start DATA EXTRACT
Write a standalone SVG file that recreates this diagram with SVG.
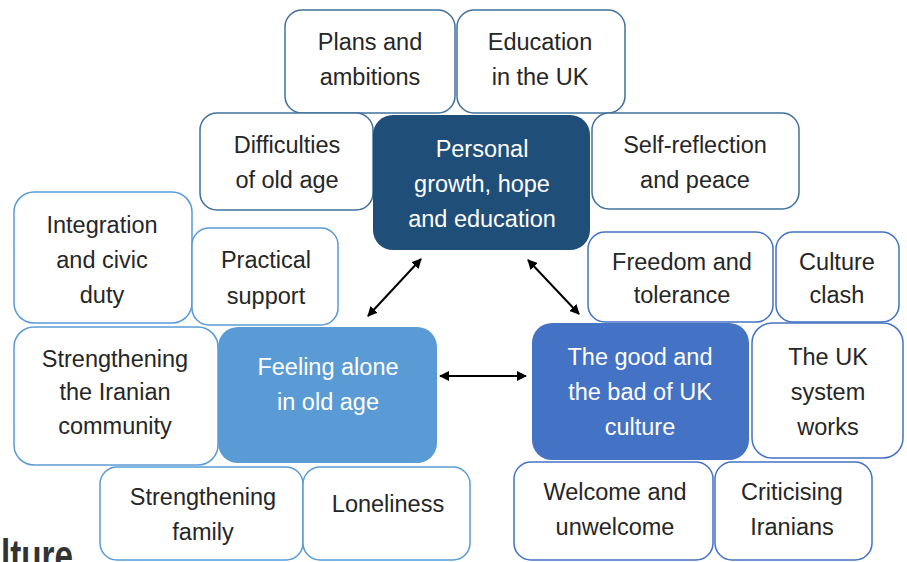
<svg xmlns="http://www.w3.org/2000/svg" width="907" height="562" viewBox="0 0 907 562">
  <defs>
    <style>
      text { font-family: "Liberation Sans", Arial, sans-serif; font-size: 23.5px; fill: #262626; text-anchor: middle; }
      .light { fill: #ffffff; }
      .box { fill: #ffffff; stroke-width: 1.5; }
      .top { stroke: #41719c; }
      .left { stroke: #5b9bd5; }
      .right { stroke: #4472c4; }
      .hub1 { fill: #1f4e79; }
      .hub2 { fill: #5b9bd5; }
      .hub3 { fill: #4472c4; }
      .conn { stroke: #000000; stroke-width: 2; fill: none; marker-start: url(#head); marker-end: url(#head); }
    </style>
    <marker id="head" viewBox="0 0 10 10" refX="9" refY="5" markerWidth="5" markerHeight="5" orient="auto-start-reverse" markerUnits="strokeWidth">
      <path d="M0,0 L10,5 L0,10 z" fill="#000000"/>
    </marker>
  </defs>

  <rect width="907" height="562" fill="#ffffff"/>

  <!-- Cluster: personal growth -->
  <g id="plans">
    <rect class="box top" x="285" y="10" width="170" height="103" rx="17"/>
    <text x="370" y="50">Plans and</text>
    <text x="370" y="85">ambitions</text>
  </g>
  <g id="education">
    <rect class="box top" x="457" y="10" width="168" height="103" rx="17"/>
    <text x="540" y="50">Education</text>
    <text x="540" y="85">in the UK</text>
  </g>
  <g id="difficulties">
    <rect class="box top" x="200" y="113" width="173" height="97" rx="17"/>
    <text x="287" y="153">Difficulties</text>
    <text x="287" y="188">of old age</text>
  </g>
  <g id="self-reflection">
    <rect class="box top" x="592" y="113" width="207" height="96" rx="17"/>
    <text x="695" y="153">Self-reflection</text>
    <text x="695" y="188">and peace</text>
  </g>
  <g id="personal-growth">
    <rect class="hub1" x="373" y="115" width="217" height="135" rx="20"/>
    <text class="light" x="482" y="157">Personal</text>
    <text class="light" x="482" y="192">growth, hope</text>
    <text class="light" x="482" y="227">and education</text>
  </g>

  <!-- Cluster: feeling alone -->
  <g id="integration">
    <rect class="box left" x="14" y="192" width="178" height="131" rx="20"/>
    <text x="102" y="233">Integration</text>
    <text x="102" y="268">and civic</text>
    <text x="102" y="303">duty</text>
  </g>
  <g id="practical-support">
    <rect class="box left" x="192" y="228" width="146" height="97" rx="17"/>
    <text x="266" y="268">Practical</text>
    <text x="266" y="304">support</text>
  </g>
  <g id="iranian-community">
    <rect class="box left" x="14" y="327" width="204" height="138" rx="20"/>
    <text x="115" y="367">Strengthening</text>
    <text x="115" y="400">the Iranian</text>
    <text x="115" y="434">community</text>
  </g>
  <g id="feeling-alone">
    <rect class="hub2" x="218" y="327" width="219" height="136" rx="20"/>
    <text class="light" x="328" y="375">Feeling alone</text>
    <text class="light" x="328" y="410">in old age</text>
  </g>
  <g id="family">
    <rect class="box left" x="100" y="467" width="203" height="93" rx="17"/>
    <text x="203" y="505">Strengthening</text>
    <text x="203" y="540">family</text>
  </g>
  <g id="loneliness">
    <rect class="box left" x="303" y="467" width="167" height="93" rx="17"/>
    <text x="388" y="512">Loneliness</text>
  </g>

  <!-- Cluster: UK culture -->
  <g id="freedom">
    <rect class="box right" x="588" y="232" width="185" height="90" rx="17"/>
    <text x="682" y="270">Freedom and</text>
    <text x="682" y="303">tolerance</text>
  </g>
  <g id="culture-clash">
    <rect class="box right" x="776" y="232" width="123" height="90" rx="17"/>
    <text x="837" y="270">Culture</text>
    <text x="837" y="303">clash</text>
  </g>
  <g id="good-and-bad">
    <rect class="hub3" x="532" y="323" width="217" height="137" rx="20"/>
    <text class="light" x="640" y="365">The good and</text>
    <text class="light" x="640" y="400">the bad of UK</text>
    <text class="light" x="640" y="435">culture</text>
  </g>
  <g id="uk-system">
    <rect class="box right" x="752" y="323" width="151" height="135" rx="20"/>
    <text x="828" y="365">The UK</text>
    <text x="828" y="400">system</text>
    <text x="828" y="435">works</text>
  </g>
  <g id="welcome">
    <rect class="box right" x="514" y="462" width="199" height="98" rx="17"/>
    <text x="615" y="500">Welcome and</text>
    <text x="615" y="535">unwelcome</text>
  </g>
  <g id="criticising">
    <rect class="box right" x="715" y="462" width="157" height="98" rx="17"/>
    <text x="792" y="500">Criticising</text>
    <text x="792" y="535">Iranians</text>
  </g>

  <!-- Links between the three themes -->
  <g id="connectors">
    <line class="conn" x1="368" y1="316" x2="421" y2="259"/>
    <line class="conn" x1="528" y1="260" x2="579" y2="314"/>
    <line class="conn" x1="440" y1="376" x2="526" y2="376"/>
  </g>

  <!-- Heading fragment at the lower edge -->
  <text x="1" y="572" style="font-size:46px;font-weight:bold;text-anchor:start;fill:#333333" textLength="72" lengthAdjust="spacingAndGlyphs">lture</text>
</svg>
end DATA EXTRACT
WRITTEN EXERCISE: Each line of the material must be retyped exactly, except that images are omitted.

FULL OUTPUT:
Write a standalone SVG file that recreates this diagram with SVG.
<svg xmlns="http://www.w3.org/2000/svg" width="907" height="562" viewBox="0 0 907 562">
  <defs>
    <style>
      text { font-family: "Liberation Sans", Arial, sans-serif; font-size: 23.5px; fill: #262626; text-anchor: middle; }
      .light { fill: #ffffff; }
      .box { fill: #ffffff; stroke-width: 1.5; }
      .top { stroke: #41719c; }
      .left { stroke: #5b9bd5; }
      .right { stroke: #4472c4; }
      .hub1 { fill: #1f4e79; }
      .hub2 { fill: #5b9bd5; }
      .hub3 { fill: #4472c4; }
      .conn { stroke: #000000; stroke-width: 2; fill: none; marker-start: url(#head); marker-end: url(#head); }
    </style>
    <marker id="head" viewBox="0 0 10 10" refX="9" refY="5" markerWidth="5" markerHeight="5" orient="auto-start-reverse" markerUnits="strokeWidth">
      <path d="M0,0 L10,5 L0,10 z" fill="#000000"/>
    </marker>
  </defs>

  <rect width="907" height="562" fill="#ffffff"/>

  <!-- Cluster: personal growth -->
  <g id="plans">
    <rect class="box top" x="285" y="10" width="170" height="103" rx="17"/>
    <text x="370" y="50">Plans and</text>
    <text x="370" y="85">ambitions</text>
  </g>
  <g id="education">
    <rect class="box top" x="457" y="10" width="168" height="103" rx="17"/>
    <text x="540" y="50">Education</text>
    <text x="540" y="85">in the UK</text>
  </g>
  <g id="difficulties">
    <rect class="box top" x="200" y="113" width="173" height="97" rx="17"/>
    <text x="287" y="153">Difficulties</text>
    <text x="287" y="188">of old age</text>
  </g>
  <g id="self-reflection">
    <rect class="box top" x="592" y="113" width="207" height="96" rx="17"/>
    <text x="695" y="153">Self-reflection</text>
    <text x="695" y="188">and peace</text>
  </g>
  <g id="personal-growth">
    <rect class="hub1" x="373" y="115" width="217" height="135" rx="20"/>
    <text class="light" x="482" y="157">Personal</text>
    <text class="light" x="482" y="192">growth, hope</text>
    <text class="light" x="482" y="227">and education</text>
  </g>

  <!-- Cluster: feeling alone -->
  <g id="integration">
    <rect class="box left" x="14" y="192" width="178" height="131" rx="20"/>
    <text x="102" y="233">Integration</text>
    <text x="102" y="268">and civic</text>
    <text x="102" y="303">duty</text>
  </g>
  <g id="practical-support">
    <rect class="box left" x="192" y="228" width="146" height="97" rx="17"/>
    <text x="266" y="268">Practical</text>
    <text x="266" y="304">support</text>
  </g>
  <g id="iranian-community">
    <rect class="box left" x="14" y="327" width="204" height="138" rx="20"/>
    <text x="115" y="367">Strengthening</text>
    <text x="115" y="400">the Iranian</text>
    <text x="115" y="434">community</text>
  </g>
  <g id="feeling-alone">
    <rect class="hub2" x="218" y="327" width="219" height="136" rx="20"/>
    <text class="light" x="328" y="375">Feeling alone</text>
    <text class="light" x="328" y="410">in old age</text>
  </g>
  <g id="family">
    <rect class="box left" x="100" y="467" width="203" height="93" rx="17"/>
    <text x="203" y="505">Strengthening</text>
    <text x="203" y="540">family</text>
  </g>
  <g id="loneliness">
    <rect class="box left" x="303" y="467" width="167" height="93" rx="17"/>
    <text x="388" y="512">Loneliness</text>
  </g>

  <!-- Cluster: UK culture -->
  <g id="freedom">
    <rect class="box right" x="588" y="232" width="185" height="90" rx="17"/>
    <text x="682" y="270">Freedom and</text>
    <text x="682" y="303">tolerance</text>
  </g>
  <g id="culture-clash">
    <rect class="box right" x="776" y="232" width="123" height="90" rx="17"/>
    <text x="837" y="270">Culture</text>
    <text x="837" y="303">clash</text>
  </g>
  <g id="good-and-bad">
    <rect class="hub3" x="532" y="323" width="217" height="137" rx="20"/>
    <text class="light" x="640" y="365">The good and</text>
    <text class="light" x="640" y="400">the bad of UK</text>
    <text class="light" x="640" y="435">culture</text>
  </g>
  <g id="uk-system">
    <rect class="box right" x="752" y="323" width="151" height="135" rx="20"/>
    <text x="828" y="365">The UK</text>
    <text x="828" y="400">system</text>
    <text x="828" y="435">works</text>
  </g>
  <g id="welcome">
    <rect class="box right" x="514" y="462" width="199" height="98" rx="17"/>
    <text x="615" y="500">Welcome and</text>
    <text x="615" y="535">unwelcome</text>
  </g>
  <g id="criticising">
    <rect class="box right" x="715" y="462" width="157" height="98" rx="17"/>
    <text x="792" y="500">Criticising</text>
    <text x="792" y="535">Iranians</text>
  </g>

  <!-- Links between the three themes -->
  <g id="connectors">
    <line class="conn" x1="368" y1="316" x2="421" y2="259"/>
    <line class="conn" x1="528" y1="260" x2="579" y2="314"/>
    <line class="conn" x1="440" y1="376" x2="526" y2="376"/>
  </g>

  <!-- Heading fragment at the lower edge -->
  <text x="1" y="572" style="font-size:46px;font-weight:bold;text-anchor:start;fill:#333333" textLength="72" lengthAdjust="spacingAndGlyphs">lture</text>
</svg>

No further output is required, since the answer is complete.